All kinds of things make me cry. That was just today’s trigger. Usually, I cry because someone tells me something I don’t want to hear. Or I cry just because I’m frustrated from mounting tension and it just boils over like a volcano. Or my hormones may end up being the culprit. Sometimes I cry out of sheer sympathy, empathy and compassion for someone else. I can’t remember the last time I cried from physical pain. For me to cry, something sets off a chain reaction and I haven’t figured out how to de-rail the train mid-way so I can somehow avert the cry. It’s a work in progress.

If I’m going to cry at a movie, it will be during a separation or a reunion scene, like when a mother gets separated or reunited with her children, out come the waterworks, as they say. But Terms of Endearment, the biggest tear-jerker of all time, made me laugh the first time I saw it. In that case, it wasn’t the movie itself, it was the audience’s sniffling that triggered me. How insensitive.
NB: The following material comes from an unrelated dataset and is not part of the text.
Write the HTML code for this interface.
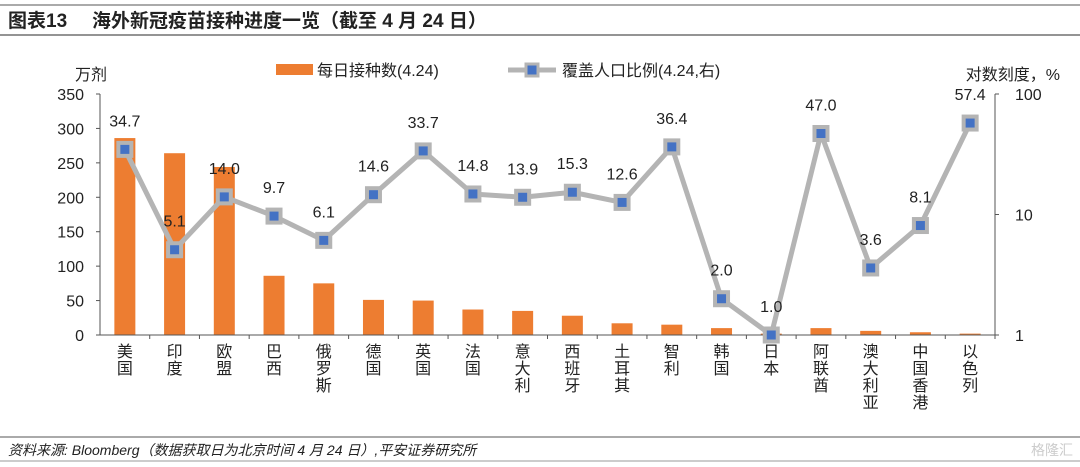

A couple of weeks ago, I cried because my favourite co-worker was threatening to quit her job. Somehow as I was talking to her, I spontaneously combusted into tears as a last resort plea to make her re-think her actions. There was a lot more background that I won’t go into. Suffice it to say, crisis dodged…barely. Those were some tough negotiations and crying bought some time. And it made her see how serious things were. I wouldn’t recommend that tactic, unless you’re a seasoned pro like I am:> Then again, pulling out the ol’ surprise cry makes people go, “What the…???” and it just may work in your favour.

I also cried that same week as I was driving home from Jazzercise class when I should have been feeling pretty good. I don’t know what came over me but Barry White’s, You’re the First, the Last, My Everything came on the radio and there I was crying. Who does that??? I couldn’t help myself. That was more of a happy cry, by the way.

According to an article published on August 12, 2009 in the telegraph.co.uk:

“Women spend the equivalent of 16 months of their lives crying, according to a new poll.”

“And for women aged 26 and over, who also cry for 2 hours and 14 minutes a week, the most common causes for an emotional outburst include falling out with a partner, hearing someone else’s bad news and feeling tired.”

Check out the whole article at: http://www.telegraph.co.uk/news/newstopics/howaboutthat/6013010/Women-cry-for-16-months-of-their-lives.html.

I’d say I cry at least that much and for those kinds of reasons. We produce emotional tears because it’s a means of communication and it starts at birth. Before developing speaking skills, infants express frustration, pain, fear, or a need through tears. Meanwhile, adults may use crying to reach out to bond with others and to exchange some level of comfort and support.

According to an unnamed study of 300 adults mentioned in Wikipedia Encyclopedia, women cry on average at least five times per month, especially before and during the menstrual cycle when crying can increase up to 5 times the normal rate, often without specific and obvious reasons. Men only cry once every month, probably because in many cultures, it is not as socially acceptable for men to cry as it is for women and kids.

I say, if it helps release stress, it can’t be all that bad. Crying may be embarrassing and it may be ugly but it helps restore the chemical balance in the body. And a good cry does help people feel better.

What do you think? Do you use crying as a tool to deal with stress or do you think people who cry are weak?